### What is needed
Copy all entries without alteration and skip the pictures they hold.

### Record set
- - - - -

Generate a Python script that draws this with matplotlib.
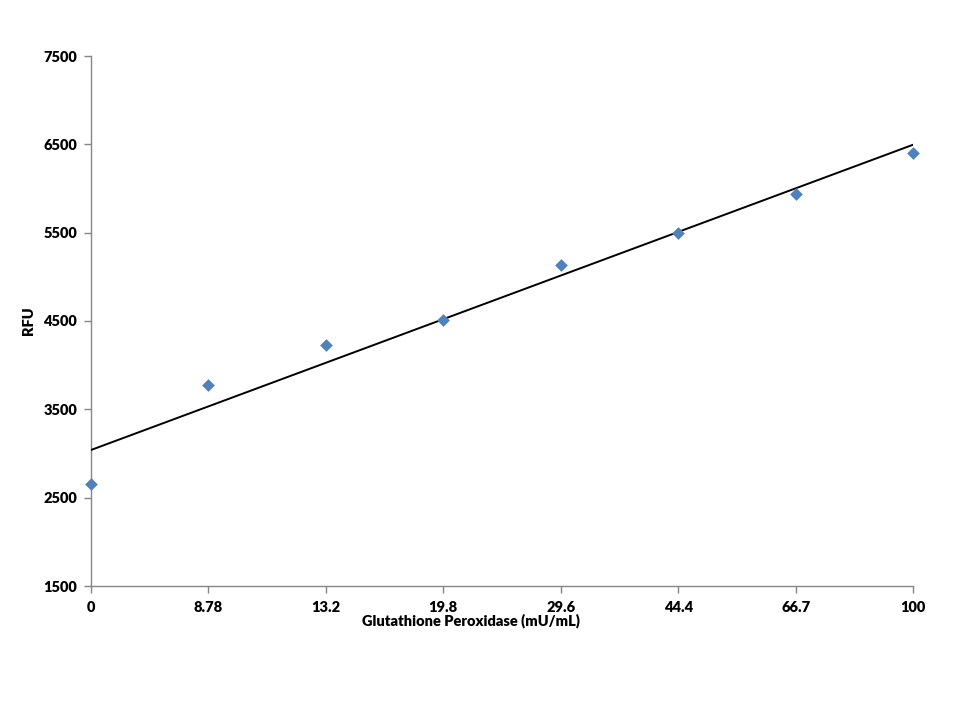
import numpy as np
import matplotlib.pyplot as plt

# Glutathione peroxidase standard curve
conc_labels = ['0', '8.78', '13.2', '19.8', '29.6', '44.4', '66.7', '100']
rfu = [2655, 3776, 4228, 4511, 5134, 5496, 5938, 6402]
y_ticks = [1500, 2500, 3500, 4500, 5500, 6500, 7500]

plt.rcParams['font.family'] = ['Lato', 'DejaVu Sans']
plt.rcParams['font.weight'] = 'heavy'

fig = plt.figure(figsize=(9.6, 7.2), dpi=100)
ax = fig.add_axes([91 / 960, 1 - 586 / 720, (913 - 91) / 960, (586 - 56) / 720])

x = np.arange(len(conc_labels))
ax.scatter(x, rfu, marker='D', s=42, color='#4F81BD', zorder=3, linewidths=0, clip_on=False)

# linear trendline over category index, as Excel does
slope, icpt = np.polyfit(x, rfu, 1)
ax.plot(x[[0, -1]], icpt + slope * x[[0, -1]], color='black', lw=1.4, zorder=2)

ax.set_xlim(0, len(conc_labels) - 1)
ax.set_ylim(1500, 7500)
ax.set_xticks(x)
ax.set_xticklabels(conc_labels)
ax.set_yticks(y_ticks)

for s in ['top', 'right']:
    ax.spines[s].set_visible(False)
for s in ['left', 'bottom']:
    ax.spines[s].set_color('#868686')
    ax.spines[s].set_linewidth(1)
    ax.spines[s].set_zorder(1)
ax.tick_params(axis='both', colors='#868686', labelcolor='black', labelsize=10.5,
               length=5, width=1, direction='out')
ax.tick_params(axis='x', pad=6)
ax.tick_params(axis='y', pad=5)
ax.patch.set_visible(False)

ax.set_xlabel('Glutathione Peroxidase (mU/mL)', fontsize=10.5, fontweight='heavy', labelpad=0)
ax.xaxis.set_label_coords(0.462, -0.052)
ax.set_ylabel('RFU', fontsize=10.5, fontweight='heavy', labelpad=6)

fig.savefig('out.png', dpi=100)
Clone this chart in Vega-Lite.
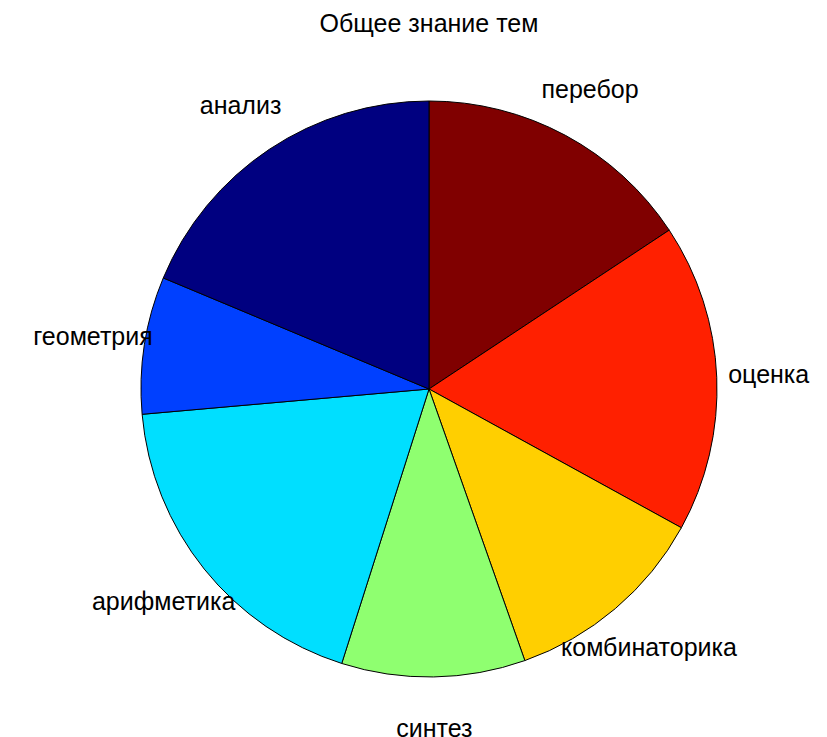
{
  "$schema": "https://vega.github.io/schema/vega-lite/v6.json",
  "width": 796,
  "height": 658,
  "autosize": {"type": "none"},
  "padding": {"left": 31, "top": 60, "right": 0, "bottom": 19},
  "background": "white",
  "title": {
    "text": "Общее знание тем",
    "font": "Liberation Sans",
    "fontSize": 25,
    "fontWeight": "normal",
    "color": "black",
    "frame": "group",
    "anchor": "middle",
    "baseline": "alphabetic",
    "offset": 3
  },
  "data": {
    "values": [
      {"topic": "перебор", "share": 15.7, "ord": 1},
      {"topic": "оценка", "share": 17.3, "ord": 2},
      {"topic": "комбинаторика", "share": 11.6, "ord": 3},
      {"topic": "синтез", "share": 10.3, "ord": 4},
      {"topic": "арифметика", "share": 18.7, "ord": 5},
      {"topic": "геометрия", "share": 7.7, "ord": 6},
      {"topic": "анализ", "share": 18.7, "ord": 7}
    ]
  },
  "encoding": {
    "theta": {"field": "share", "type": "quantitative", "stack": true},
    "order": {"field": "ord", "type": "quantitative", "sort": "ascending"}
  },
  "layer": [
    {
      "mark": {"type": "arc", "outerRadius": 288, "stroke": "black", "strokeWidth": 1},
      "encoding": {
        "color": {
          "field": "topic",
          "type": "nominal",
          "scale": {
            "domain": ["анализ", "геометрия", "арифметика", "синтез", "комбинаторика", "оценка", "перебор"],
            "range": ["#000080", "#0040FF", "#00DFFF", "#8FFF70", "#FFCF00", "#FF2000", "#800000"]
          },
          "legend": null
        }
      }
    },
    {
      "mark": {"type": "text", "radius": 340, "font": "Liberation Sans", "fontSize": 25, "color": "black", "align": "center", "baseline": "middle"},
      "encoding": {
        "text": {"field": "topic", "type": "nominal"}
      }
    }
  ]
}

- - - - -

### Task answer
Generate a Python script that draws this with matplotlib.
import numpy as np
import matplotlib.pyplot as plt

# Glutathione peroxidase standard curve
conc_labels = ['0', '8.78', '13.2', '19.8', '29.6', '44.4', '66.7', '100']
rfu = [2655, 3776, 4228, 4511, 5134, 5496, 5938, 6402]
y_ticks = [1500, 2500, 3500, 4500, 5500, 6500, 7500]

plt.rcParams['font.family'] = ['Lato', 'DejaVu Sans']
plt.rcParams['font.weight'] = 'heavy'

fig = plt.figure(figsize=(9.6, 7.2), dpi=100)
ax = fig.add_axes([91 / 960, 1 - 586 / 720, (913 - 91) / 960, (586 - 56) / 720])

x = np.arange(len(conc_labels))
ax.scatter(x, rfu, marker='D', s=42, color='#4F81BD', zorder=3, linewidths=0, clip_on=False)

# linear trendline over category index, as Excel does
slope, icpt = np.polyfit(x, rfu, 1)
ax.plot(x[[0, -1]], icpt + slope * x[[0, -1]], color='black', lw=1.4, zorder=2)

ax.set_xlim(0, len(conc_labels) - 1)
ax.set_ylim(1500, 7500)
ax.set_xticks(x)
ax.set_xticklabels(conc_labels)
ax.set_yticks(y_ticks)

for s in ['top', 'right']:
    ax.spines[s].set_visible(False)
for s in ['left', 'bottom']:
    ax.spines[s].set_color('#868686')
    ax.spines[s].set_linewidth(1)
    ax.spines[s].set_zorder(1)
ax.tick_params(axis='both', colors='#868686', labelcolor='black', labelsize=10.5,
               length=5, width=1, direction='out')
ax.tick_params(axis='x', pad=6)
ax.tick_params(axis='y', pad=5)
ax.patch.set_visible(False)

ax.set_xlabel('Glutathione Peroxidase (mU/mL)', fontsize=10.5, fontweight='heavy', labelpad=0)
ax.xaxis.set_label_coords(0.462, -0.052)
ax.set_ylabel('RFU', fontsize=10.5, fontweight='heavy', labelpad=6)

fig.savefig('out.png', dpi=100)
Clone this chart in Vega-Lite.
{
  "$schema": "https://vega.github.io/schema/vega-lite/v6.json",
  "width": 796,
  "height": 658,
  "autosize": {"type": "none"},
  "padding": {"left": 31, "top": 60, "right": 0, "bottom": 19},
  "background": "white",
  "title": {
    "text": "Общее знание тем",
    "font": "Liberation Sans",
    "fontSize": 25,
    "fontWeight": "normal",
    "color": "black",
    "frame": "group",
    "anchor": "middle",
    "baseline": "alphabetic",
    "offset": 3
  },
  "data": {
    "values": [
      {"topic": "перебор", "share": 15.7, "ord": 1},
      {"topic": "оценка", "share": 17.3, "ord": 2},
      {"topic": "комбинаторика", "share": 11.6, "ord": 3},
      {"topic": "синтез", "share": 10.3, "ord": 4},
      {"topic": "арифметика", "share": 18.7, "ord": 5},
      {"topic": "геометрия", "share": 7.7, "ord": 6},
      {"topic": "анализ", "share": 18.7, "ord": 7}
    ]
  },
  "encoding": {
    "theta": {"field": "share", "type": "quantitative", "stack": true},
    "order": {"field": "ord", "type": "quantitative", "sort": "ascending"}
  },
  "layer": [
    {
      "mark": {"type": "arc", "outerRadius": 288, "stroke": "black", "strokeWidth": 1},
      "encoding": {
        "color": {
          "field": "topic",
          "type": "nominal",
          "scale": {
            "domain": ["анализ", "геометрия", "арифметика", "синтез", "комбинаторика", "оценка", "перебор"],
            "range": ["#000080", "#0040FF", "#00DFFF", "#8FFF70", "#FFCF00", "#FF2000", "#800000"]
          },
          "legend": null
        }
      }
    },
    {
      "mark": {"type": "text", "radius": 340, "font": "Liberation Sans", "fontSize": 25, "color": "black", "align": "center", "baseline": "middle"},
      "encoding": {
        "text": {"field": "topic", "type": "nominal"}
      }
    }
  ]
}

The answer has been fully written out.